Our approach delivers competitive results and significantly reduces memory usage, approximately 2.4 times, and enhances inference speeds by 2 to 4 times.
- Score: 6.6954598568836925
- License:
- Abstract: Speech-driven gesture generation using transformer-based generative models represents a rapidly advancing area within virtual human creation. However, existing models face significant challenges due to their quadratic time and space complexities, limiting scalability and efficiency. To address these limitations, we introduce DiM-Gestor, an innovative end-to-end generative model leveraging the Mamba-2 architecture. DiM-Gestor features a dual-component framework: (1) a fuzzy feature extractor and (2) a speech-to-gesture mapping module, both built on the Mamba-2. The fuzzy feature extractor, integrated with a Chinese Pre-trained Model and Mamba-2, autonomously extracts implicit, continuous speech features.
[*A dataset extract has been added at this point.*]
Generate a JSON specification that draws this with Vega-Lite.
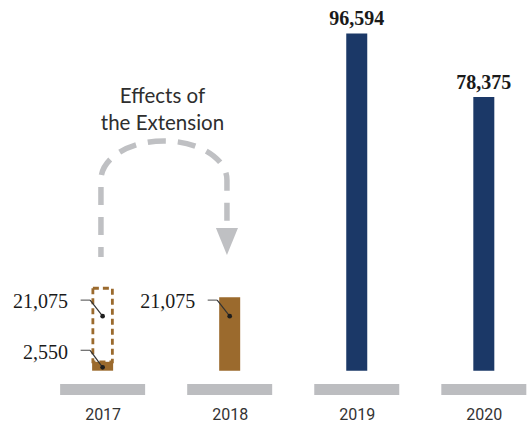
{
  "$schema": "https://vega.github.io/schema/vega-lite/v6.json",
  "width": 531,
  "height": 395,
  "autosize": "none",
  "padding": {"left": 0, "top": 0, "right": 0, "bottom": 28},
  "background": "white",
  "config": {"view": {"stroke": null}},
  "data": {
    "values": [
      {"year": 2017, "kind": "actual", "seq": 1, "group": "extension", "value": 2550},
      {"year": 2017, "kind": "projected", "seq": 2, "group": "extension", "value": 21075},
      {"year": 2018, "kind": "actual", "seq": 1, "group": "extension", "value": 21075},
      {"year": 2019, "kind": "actual", "seq": 1, "group": "full", "value": 96594},
      {"year": 2020, "kind": "actual", "seq": 1, "group": "full", "value": 78375}
    ]
  },
  "encoding": {
    "x": {
      "field": "year",
      "type": "quantitative",
      "scale": {"domain": [2016.2317, 2020.332], "nice": false, "zero": false},
      "axis": {
        "values": [2017, 2018, 2019, 2020],
        "format": "d",
        "title": null,
        "domain": false,
        "ticks": false,
        "grid": false,
        "labelPadding": 11.5,
        "labelFont": "Roboto",
        "labelFontSize": 16,
        "labelColor": "#333333",
        "labelBaseline": "top"
      }
    }
  },
  "layer": [
    {
      "transform": [{"filter": "datum.kind == 'actual'"}],
      "mark": {"type": "bar", "orient": "vertical", "width": 85, "color": "#bcbdc0"},
      "encoding": {
        "y": {"datum": -3810, "scale": {"domain": [-6961, 106190], "nice": false, "zero": false}, "axis": null},
        "y2": {"datum": -6961}
      }
    },
    {
      "transform": [
        {"stack": "value", "groupby": ["year"], "sort": [{"field": "seq"}], "as": ["v0", "v1"]},
        {"filter": "datum.kind == 'actual'"}
      ],
      "mark": {"type": "bar", "orient": "vertical", "width": 21},
      "encoding": {
        "y": {"field": "v1", "type": "quantitative"},
        "y2": {"field": "v0"},
        "fill": {
          "field": "group",
          "type": "nominal",
          "scale": {"domain": ["extension", "full"], "range": ["#9b6a2d", "#1b3867"]},
          "legend": null
        }
      }
    },
    {
      "transform": [
        {"stack": "value", "groupby": ["year"], "sort": [{"field": "seq"}], "as": ["v0", "v1"]},
        {"filter": "datum.kind == 'projected'"}
      ],
      "mark": {"type": "bar", "orient": "vertical", "width": 19.5, "fill": "white", "fillOpacity": 0, "stroke": "#9b6a2d", "strokeWidth": 2.8, "strokeDash": [6, 4]},
      "encoding": {
        "y": {"field": "v1", "type": "quantitative"},
        "y2": {"field": "v0"}
      }
    },
    {
      "transform": [{"filter": "datum.year >= 2019"}],
      "mark": {"type": "text", "font": "Liberation Serif", "fontWeight": "bold", "fontSize": 20, "color": "#1a1a1a", "align": "center", "baseline": "alphabetic", "dy": -8},
      "encoding": {
        "y": {"field": "value", "type": "quantitative"},
        "text": {"field": "value", "type": "quantitative", "format": ","}
      }
    },
    {
      "transform": [{"filter": "datum.year <= 2018 && datum.value > 10000"}],
      "mark": {"type": "text", "font": "Liberation Serif", "fontSize": 20, "color": "#1a1a1a", "align": "right", "baseline": "alphabetic", "dx": -34.5, "dy": 11.2},
      "encoding": {
        "y": {"field": "value", "type": "quantitative"},
        "text": {"field": "value", "type": "quantitative", "format": ","}
      }
    },
    {
      "transform": [{"filter": "datum.year <= 2018 && datum.value < 10000"}],
      "mark": {"type": "text", "font": "Liberation Serif", "fontSize": 20, "color": "#1a1a1a", "align": "right", "baseline": "alphabetic", "dx": -34.5, "dy": -2.5},
      "encoding": {
        "y": {"field": "value", "type": "quantitative"},
        "text": {"field": "value", "type": "quantitative", "format": ","}
      }
    },
    {
      "transform": [{"filter": "datum.year <= 2018 && datum.value > 10000"}],
      "mark": {"type": "rule", "color": "#666666", "strokeWidth": 1.2, "xOffset": -22, "x2Offset": -12.5, "yOffset": 3, "y2Offset": 3},
      "encoding": {
        "x2": {"field": "year"},
        "y": {"field": "value", "type": "quantitative"},
        "y2": {"field": "value"}
      }
    },
    {
      "transform": [{"filter": "datum.year <= 2018 && datum.value > 10000"}],
      "mark": {"type": "rule", "color": "#333333", "strokeWidth": 1.2, "xOffset": -12.5, "x2Offset": 0, "yOffset": 3, "y2Offset": 19},
      "encoding": {
        "x2": {"field": "year"},
        "y": {"field": "value", "type": "quantitative"},
        "y2": {"field": "value"}
      }
    },
    {
      "transform": [{"filter": "datum.year <= 2018 && datum.value > 10000"}],
      "mark": {"type": "point", "filled": true, "size": 22, "color": "#1e1e1e", "opacity": 1, "yOffset": 19},
      "encoding": {
        "y": {"field": "value", "type": "quantitative"}
      }
    },
    {
      "transform": [{"filter": "datum.year <= 2018 && datum.value < 10000"}],
      "mark": {"type": "rule", "color": "#666666", "strokeWidth": 1.2, "xOffset": -22, "x2Offset": -12.5, "yOffset": -11.5, "y2Offset": -11.5},
      "encoding": {
        "x2": {"field": "year"},
        "y": {"field": "value", "type": "quantitative"},
        "y2": {"field": "value"}
      }
    },
    {
      "transform": [{"filter": "datum.year <= 2018 && datum.value < 10000"}],
      "mark": {"type": "rule", "color": "#333333", "strokeWidth": 1.2, "xOffset": -12.5, "x2Offset": 0, "yOffset": -11.5, "y2Offset": 5.5},
      "encoding": {
        "x2": {"field": "year"},
        "y": {"field": "value", "type": "quantitative"},
        "y2": {"field": "value"}
      }
    },
    {
      "transform": [{"filter": "datum.year <= 2018 && datum.value < 10000"}],
      "mark": {"type": "point", "filled": true, "size": 22, "color": "#1e1e1e", "opacity": 1, "yOffset": 5.5},
      "encoding": {
        "y": {"field": "value", "type": "quantitative"}
      }
    },
    {
      "transform": [{"filter": "datum.year == 2017 && datum.kind == 'actual'"}],
      "mark": {
        "type": "point",
        "filled": false,
        "opacity": 1,
        "size": 15876,
        "shape": "M -1 0.921 L -1 -0.302 C -1 -0.644 -0.552 -0.921 0 -0.921 C 0.552 -0.921 1 -0.644 1 -0.302 L 1 0.365",
        "stroke": "#bfc0c3",
        "strokeWidth": 5.5,
        "strokeDash": [18, 12],
        "strokeDashOffset": 8
      },
      "encoding": {
        "x": {"datum": 2017.4826},
        "y": {"datum": 49200}
      }
    },
    {
      "transform": [{"filter": "datum.year == 2017 && datum.kind == 'actual'"}],
      "mark": {
        "type": "point",
        "filled": true,
        "opacity": 1,
        "size": 15876,
        "shape": "M 0.825 0.46 L 1.175 0.46 L 1 0.889 Z",
        "color": "#bfc0c3",
        "strokeWidth": 0
      },
      "encoding": {
        "x": {"datum": 2017.4826},
        "y": {"datum": 49200}
      }
    },
    {
      "transform": [{"filter": "datum.year == 2017 && datum.kind == 'actual'"}],
      "mark": {
        "type": "text",
        "text": ["Effects of", "the Extension"],
        "font": "Lato",
        "fontWeight": 400,
        "fontSize": 20.5,
        "lineHeight": 27,
        "color": "#2e2e2e",
        "align": "center",
        "baseline": "alphabetic"
      },
      "encoding": {
        "x": {"datum": 2017.471},
        "y": {"datum": 76700}
      }
    }
  ]
}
These features are synthesized into a unified latent representation and then processed by the speech-to-gesture mapping module. This module employs an Adaptive Layer Normalization (AdaLN)-enhanced Mamba-2 mechanism to uniformly apply transformations across all sequence tokens. This enables precise modeling of the nuanced interplay between speech features and gesture dynamics. We utilize a diffusion model to train and infer diverse gesture outputs. Extensive subjective and objective evaluations conducted on the newly released Chinese Co-Speech Gestures dataset corroborate the efficacy of our proposed model. Compared with Transformer-based architecture, the assessments reveal that our approach delivers competitive results and significantly reduces memory usage, approximately 2.4 times, and enhances inference speeds by 2 to 4 times. Additionally, we released the CCG dataset, a Chinese Co-Speech Gestures dataset, comprising 15.97 hours (six styles across five scenarios) of 3D full-body skeleton gesture motion performed by professional Chinese TV broadcasters.